ENDEMISMO is a collective exhibition. It displays work by several generations of painters and photographers, living and working in Oaxaca, here and now. Thus it showcases the work of contemporary artists grappling with the problems art addresses today. It brings together work by mainstream artists working in Oaxaca, who have had successful, lengthy careers and have contributed to giving Oaxaca a place of honor as a region where a number of superb artists have emerged over the centuries.

Younger artists were also invited to visit the biosphere and share this experience through their artistic concerns, from their personal vision and using other visual languages. The project took shape and the selection process took into consideration the production of twenty painters and six photographers, men and women, who submitted from two to seven works to the curatorial selection committee, culminating in this selection now on view to the visiting public.

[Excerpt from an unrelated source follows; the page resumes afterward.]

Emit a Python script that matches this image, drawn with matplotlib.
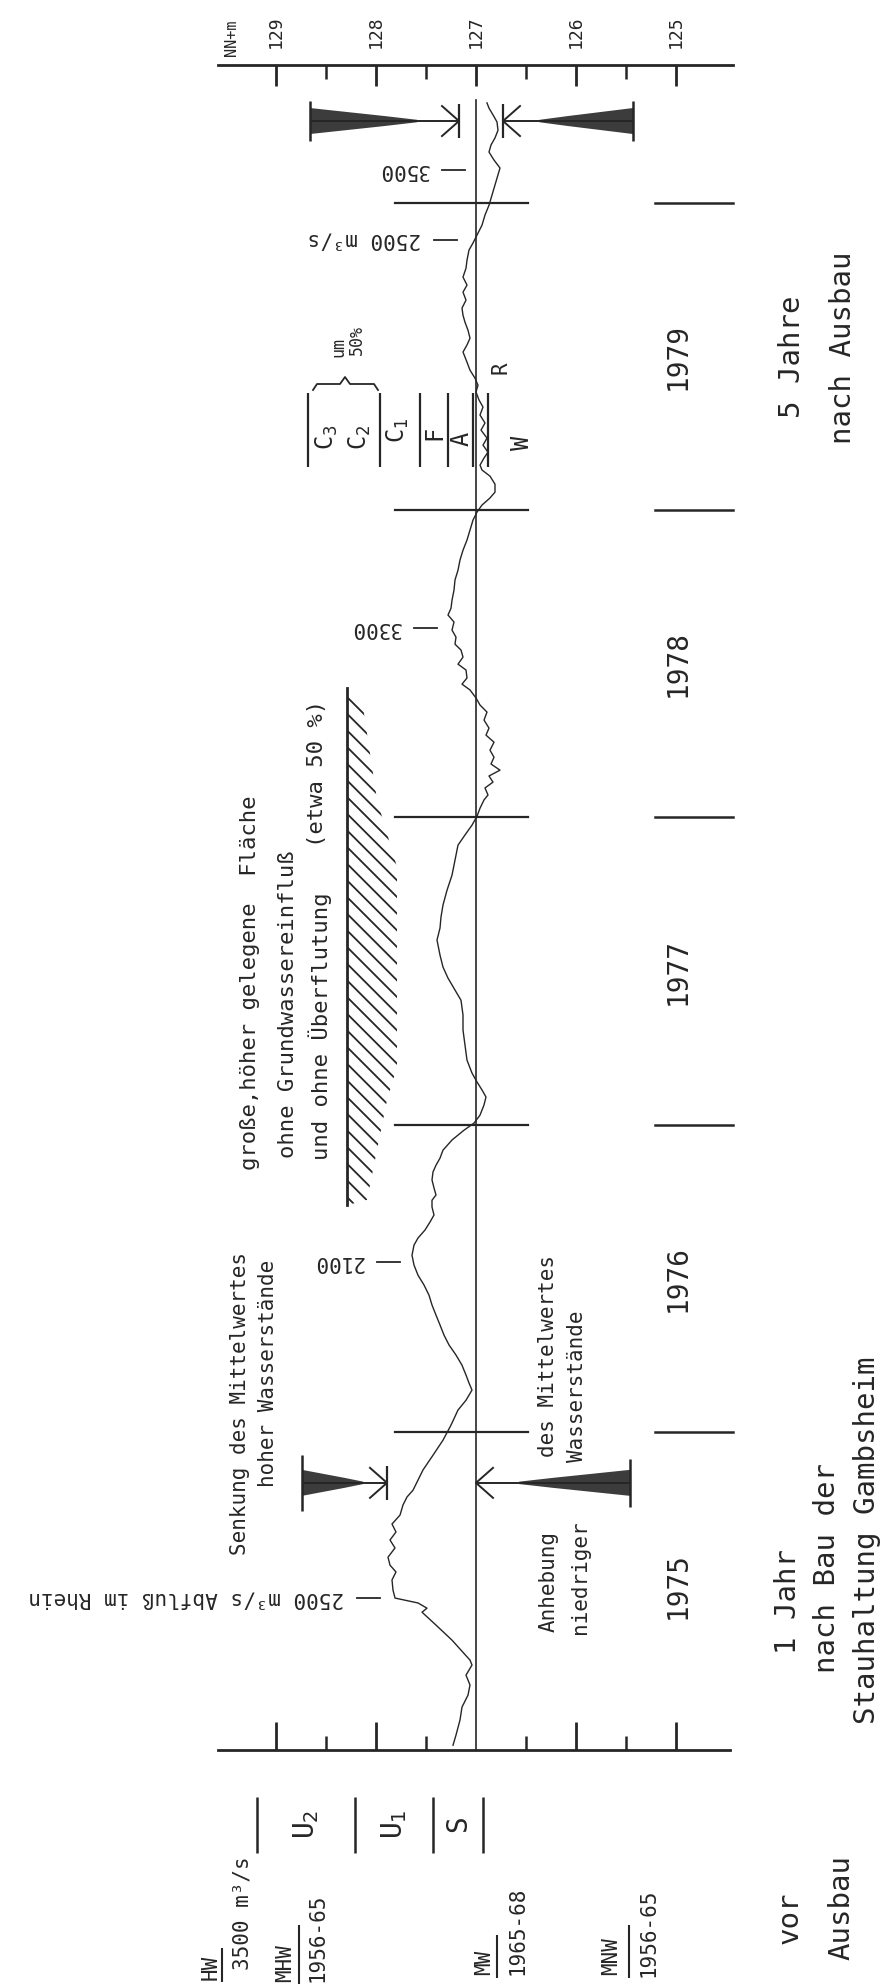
import numpy as np
import matplotlib
matplotlib.use("Agg")
import matplotlib.pyplot as plt
from matplotlib.patches import Polygon

plt.rcParams["font.family"] = ["DejaVu Sans Mono", "DejaVu Sans"]
plt.rcParams["mathtext.fontset"] = "dejavusans"
plt.rcParams["hatch.linewidth"] = 1.3

INK = "#262626"
FILL = "#3c3c3c"

# ---------------------------------------------------------------- data
# water level of the Rhine (m above NN), time in years after 1 Jan 1975
t_offset = [
    -0.020, 0.013, 0.062, 0.104, 0.143, 0.176, 0.208, 0.241, 0.257, 0.322,
    0.371, 0.413, 0.426, 0.443, 0.459, 0.485, 0.518, 0.544, 0.566, 0.592,
    0.622, 0.648, 0.674, 0.700, 0.729, 0.762, 0.788, 0.810, 0.843, 0.876,
    0.924, 0.973, 1.022, 1.071, 1.103, 1.136, 1.159, 1.185, 1.217, 1.250,
    1.283, 1.315, 1.348, 1.380, 1.413, 1.445, 1.478, 1.510, 1.543, 1.575,
    1.608, 1.631, 1.657, 1.683, 1.706, 1.732, 1.754, 1.771, 1.794, 1.820,
    1.846, 1.868, 1.891, 1.917, 1.950, 1.982, 2.005, 2.031, 2.064, 2.090,
    2.113, 2.139, 2.168, 2.210, 2.259, 2.308, 2.357, 2.405, 2.438, 2.477,
    2.513, 2.552, 2.601, 2.640, 2.676, 2.715, 2.763, 2.812, 2.861, 2.910,
    2.943, 2.975, 3.004, 3.030, 3.057, 3.073, 3.096, 3.115, 3.135, 3.154,
    3.174, 3.196, 3.219, 3.245, 3.268, 3.291, 3.317, 3.343, 3.366, 3.389,
    3.415, 3.434, 3.454, 3.480, 3.499, 3.522, 3.545, 3.564, 3.587, 3.610,
    3.636, 3.659, 3.681, 3.707, 3.740, 3.773, 3.805, 3.838, 3.870, 3.903,
    3.935, 3.968, 3.994, 4.017, 4.040, 4.059, 4.085, 4.111, 4.131, 4.147,
    4.170, 4.189, 4.212, 4.235, 4.261, 4.284, 4.310, 4.336, 4.359, 4.385,
    4.407, 4.430, 4.456, 4.482, 4.515, 4.538, 4.560, 4.586, 4.612, 4.635,
    4.658, 4.684, 4.710, 4.733, 4.759, 4.788, 4.814, 4.847, 4.870, 4.896,
    4.928, 4.961, 4.993, 5.026, 5.058, 5.091, 5.114, 5.140, 5.166, 5.189,
    5.212, 5.237, 5.264, 5.287, 5.309, 5.326,
]
level = [
    127.23, 127.20, 127.16, 127.14, 127.08, 127.06, 127.10, 127.04, 127.06, 127.24,
    127.40, 127.54, 127.49, 127.58, 127.81, 127.83, 127.84, 127.80, 127.86, 127.88,
    127.81, 127.86, 127.80, 127.84, 127.76, 127.73, 127.69, 127.63, 127.58, 127.53,
    127.43, 127.33, 127.25, 127.18, 127.10, 127.04, 127.07, 127.10, 127.14, 127.20,
    127.27, 127.32, 127.36, 127.40, 127.44, 127.47, 127.52, 127.58, 127.62, 127.64,
    127.62, 127.58, 127.51, 127.46, 127.42, 127.44, 127.44, 127.40, 127.42, 127.44,
    127.43, 127.40, 127.36, 127.33, 127.24, 127.12, 127.02, 126.96, 126.92, 126.90,
    126.94, 126.99, 127.04, 127.09, 127.11, 127.13, 127.13, 127.15, 127.21, 127.28,
    127.33, 127.36, 127.39, 127.36, 127.35, 127.33, 127.29, 127.24, 127.21, 127.18,
    127.11, 127.04, 126.99, 126.96, 126.92, 126.88, 126.91, 126.83, 126.87, 126.76,
    126.85, 126.82, 126.86, 126.82, 126.90, 126.87, 126.92, 126.89, 126.96, 127.00,
    127.06, 127.14, 127.09, 127.10, 127.18, 127.13, 127.15, 127.21, 127.20, 127.24,
    127.22, 127.28, 127.25, 127.24, 127.22, 127.21, 127.18, 127.16, 127.13, 127.09,
    127.06, 127.03, 126.99, 126.94, 126.86, 126.81, 126.81, 126.86, 126.94, 126.96,
    126.92, 126.88, 126.93, 126.89, 126.95, 126.91, 126.96, 126.93, 126.97, 127.00,
    126.98, 127.01, 127.06, 127.09, 127.13, 127.09, 127.06, 127.08, 127.11, 127.13,
    127.14, 127.10, 127.13, 127.09, 127.13, 127.10, 127.09, 127.07, 127.03, 126.99,
    126.94, 126.91, 126.87, 126.84, 126.81, 126.78, 126.76, 126.82, 126.87, 126.85,
    126.81, 126.78, 126.79, 126.83, 126.87, 126.89,
]
years = [1975 + v for v in t_offset]

year_labels = ["1975", "1976", "1977", "1978", "1979"]
year_starts = [1975, 1976, 1977, 1978, 1979]
year_bounds = [1976, 1977, 1978, 1979, 1980]

scale_major = [125, 126, 127, 128, 129]
scale_minor = [125.5, 126.5, 127.5, 128.5]
mw_level = 127.0

discharge_labels = ["2500 m³/s Abfluß im Rhein", "2100", "3300", "2500 m³/s", "3500"]
discharge_time = [1975.459, 1976.553, 1978.617, 1979.880, 1980.107]
discharge_level = [127.96, 127.76, 127.39, 127.19, 127.11]

# mean of high / low water levels: shift after the barrage was built
arrow_time = [1975.834, 1980.267]
senkung_from = [128.74, 128.66]
senkung_to = [127.89, 127.17]
anhebung_from = [125.46, 125.43]
anhebung_to = [127.00, 126.73]

# zone boundaries (levels) before and after the works
zones_before = [129.19, 128.21, 127.43, 126.93]
zones_before_names = ["U$_2$", "U$_1$", "S"]
zones_after = [128.68, 127.96, 127.56, 127.28, 127.03, 126.88]

# higher area without groundwater influence
area_level = [128.29, 128.14, 127.99, 127.79, 127.79, 127.89, 128.09, 128.29]
area_time = [1978.421, 1978.382, 1978.057, 1977.839, 1977.188, 1977.080, 1976.755, 1976.738]

# ---------------------------------------------------------------- layout
W, H = 883, 1988
X0, XPP = 131.76, 0.01          # level at left edge, metres per pixel
Y0, YPP = 1980.661, 1 / 307.2   # year at top edge, years per pixel


def lv(px):
    return X0 - XPP * np.asarray(px, dtype=float)


def yr(py):
    return Y0 - YPP * np.asarray(py, dtype=float)


def px_x(l):
    return (X0 - np.asarray(l, dtype=float)) / XPP


def px_y(t):
    return (Y0 - np.asarray(t, dtype=float)) / YPP


fig = plt.figure(figsize=(W / 100, H / 100), dpi=100)
fig.patch.set_facecolor("white")
ax = fig.add_axes([0, 0, 1, 1])
ax.set_xlim(lv(0), lv(W))
ax.set_ylim(yr(H), yr(0))
ax.axis("off")


def seg(x0, y0, x1, y1, lw=1.5, color=INK):
    ax.plot([lv(x0), lv(x1)], [yr(y0), yr(y1)], color=color, lw=lw,
            solid_capstyle="butt")


def txt(xp, yp, s, size, rot=90, ha="center", va="center"):
    ax.text(float(lv(xp)), float(yr(yp)), s, fontsize=size, rotation=rot,
            ha=ha, va=va, color=INK)


# level scales (bottom = start, top = end of period)
y_bot, y_top = 1750, 65
ax.plot([lv(218), lv(730)], [yr(y_bot)] * 2, color=INK, lw=2.0)
ax.plot([lv(218), lv(733)], [yr(y_top)] * 2, color=INK, lw=2.0)
for l in scale_major:
    x = px_x(l)
    if l != mw_level:
        seg(x, y_bot, x, y_bot - 28, lw=2.0)
    seg(x, y_top, x, y_top + 21, lw=2.0)
    txt(x, 32, str(l), 13)
for l in scale_minor:
    x = px_x(l)
    seg(x, y_bot, x, y_bot - 14, lw=1.8)
    seg(x, y_top, x, y_top + 14, lw=1.8)
txt(232, 38, "NN+m", 11)

# mean water level line
ax.plot([mw_level, mw_level], [yr(y_bot), yr(100)], color=INK, lw=1.2)

# year boundaries and labels
for b in year_bounds:
    ax.plot([lv(395), lv(528)], [b, b], color=INK, lw=1.6)
    ax.plot([lv(655), lv(733)], [b, b], color=INK, lw=1.8)
for s, y0 in zip(year_labels, year_starts):
    ax.text(float(lv(678)), y0 + 0.5, s, fontsize=20, rotation=90,
            ha="center", va="center", color=INK)

# water level curve
ax.plot(level, years, color=INK, lw=1.0)

# discharge marks
for s, t, l in zip(discharge_labels, discharge_time, discharge_level):
    ax.plot([l, l + 0.23], [t, t], color=INK, lw=1.3)
    ax.text(l + 0.36, t, s, fontsize=15, rotation=180, ha="right",
            va="center", color=INK)


# tapered arrows
def arrow(t, l0, l1, half_bar, tip_bar=True):
    xb, xt = float(px_x(l0)), float(px_x(l1))
    yc = float(px_y(t))
    d = 1 if xt > xb else -1
    L = abs(xt - xb)
    xs = [xb, xb + d * 0.25 * L, xb + d * 0.5 * L, xb + d * 0.72 * L,
          xb + d * 0.72 * L, xb + d * 0.5 * L, xb + d * 0.25 * L, xb]
    ys = [yc - 13, yc - 9, yc - 5, yc - 1.2, yc + 1.2, yc + 5, yc + 9, yc + 13]
    ax.fill(lv(xs), yr(ys), color=FILL, lw=0)
    seg(xb, yc, xt, yc, lw=1.4)
    seg(xb, yc - half_bar, xb, yc + half_bar, lw=1.8)
    ax.plot(lv([xt - d * 17, xt, xt - d * 17]), yr([yc - 15, yc, yc + 15]),
            color=INK, lw=1.4)
    if tip_bar:
        seg(xt, yc - 17, xt, yc + 17, lw=1.6)


arrow(arrow_time[0], senkung_from[0], senkung_to[0], 28)
arrow(arrow_time[0], anhebung_from[0], anhebung_to[0], 24, tip_bar=False)
arrow(arrow_time[1], senkung_from[1], senkung_to[1], 20)
arrow(arrow_time[1], anhebung_from[1], anhebung_to[1], 20)

# hatched higher area
ax.add_patch(Polygon(list(zip(area_level, area_time)), closed=True,
                     facecolor="none", edgecolor=INK, lw=0, hatch="\\\\"))
ax.plot([area_level[0], area_level[-1]], [area_time[0], area_time[-1]],
        color=INK, lw=2.0)

# zones before the works
for l in zones_before:
    x = px_x(l)
    seg(x, 1797, x, 1853, lw=1.8)
for i, name in enumerate(zones_before_names):
    xc = 0.5 * (px_x(zones_before[i]) + px_x(zones_before[i + 1]))
    txt(xc, 1824, name, 20)

# zones after the works
for l in zones_after:
    x = px_x(l)
    seg(x, 393, x, 467, lw=1.6)
txt(327, 437, "C$_3$", 17)
txt(360, 437, "C$_2$", 17)
txt(398, 430, "C$_1$", 17)
txt(434, 433, "F", 17)
txt(462, 439, "A", 17)
txt(522, 443, "W", 17)
txt(501, 368, "R", 15)
brace = [(313, 390), (317, 384), (340, 384), (345, 377), (350, 384),
         (374, 384), (378, 390)]
ax.plot(lv([p[0] for p in brace]), yr([p[1] for p in brace]), color=INK, lw=1.3)
txt(338, 347, "um", 12)
txt(357, 340, "50%", 12)

# annotation texts
txt(240, 1555, "Senkung des Mittelwertes", 15, va="bottom")
txt(268, 1487, "hoher Wasserstände", 15, va="bottom")
txt(250, 1170, "große,höher gelegene  Fläche", 16, va="bottom")
txt(288, 1158, "ohne Grundwassereinfluß", 16, va="bottom")
txt(320, 1160, "und ohne Überflutung", 16, va="bottom")
txt(317, 847, "(etwa 50 %)", 16, va="bottom")
txt(549, 1632, "Anhebung", 15, va="bottom")
txt(580, 1634, "niedriger", 15, va="bottom")
txt(548, 1457, "des Mittelwertes", 15, va="bottom")
txt(577, 1462, "Wasserstände", 15, va="bottom")

txt(788, 1602, "1 Jahr", 21)
txt(827, 1568, "nach Bau der", 21)
txt(867, 1540, "Stauhaltung Gambsheim", 21)
txt(792, 357, "5 Jahre", 21)
txt(843, 348, "nach Ausbau", 21)
txt(790, 1918, "vor", 21)
txt(841, 1908, "Ausbau", 21)

# reference levels before the works
txt(211, 1980, "HW", 15, va="bottom")
seg(222, 1982, 222, 1948, lw=1.5)
txt(243, 1970, "3500 m³/s", 15, va="bottom")
txt(285, 1982, "MHW", 15, va="bottom")
seg(299, 1984, 299, 1925, lw=1.5)
txt(318, 1982, "1956-65", 15, va="bottom")
txt(484, 1975, "MW", 15, va="bottom")
seg(497, 1978, 497, 1935, lw=1.5)
txt(518, 1975, "1965-68", 15, va="bottom")
txt(611, 1975, "MNW", 15, va="bottom")
seg(629, 1978, 629, 1925, lw=1.5)
txt(649, 1977, "1956-65", 15, va="bottom")

fig.savefig("out.png", dpi=100, facecolor="white")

Each artist’s gaze is as endemic as the species that inhabit the biosphere. It couldn’t arise from any other culture than the one in Oaxaca. This diversity of expression, the desire to know more, rigor in research, and commitment to create proposals from their contemporary condition have informed the collective Endemismo.

These lines would be incomplete without expressing my supreme recognition and gratitude to the scholar who dedicated time to individually interviewing each artist, collaborated in selecting the works, prepared the exhibition discourse, and gave me sage advice, valuable lessons, and well-targeted encouragement throughout the year I worked on making this project possible: Luis-Martín Lozano.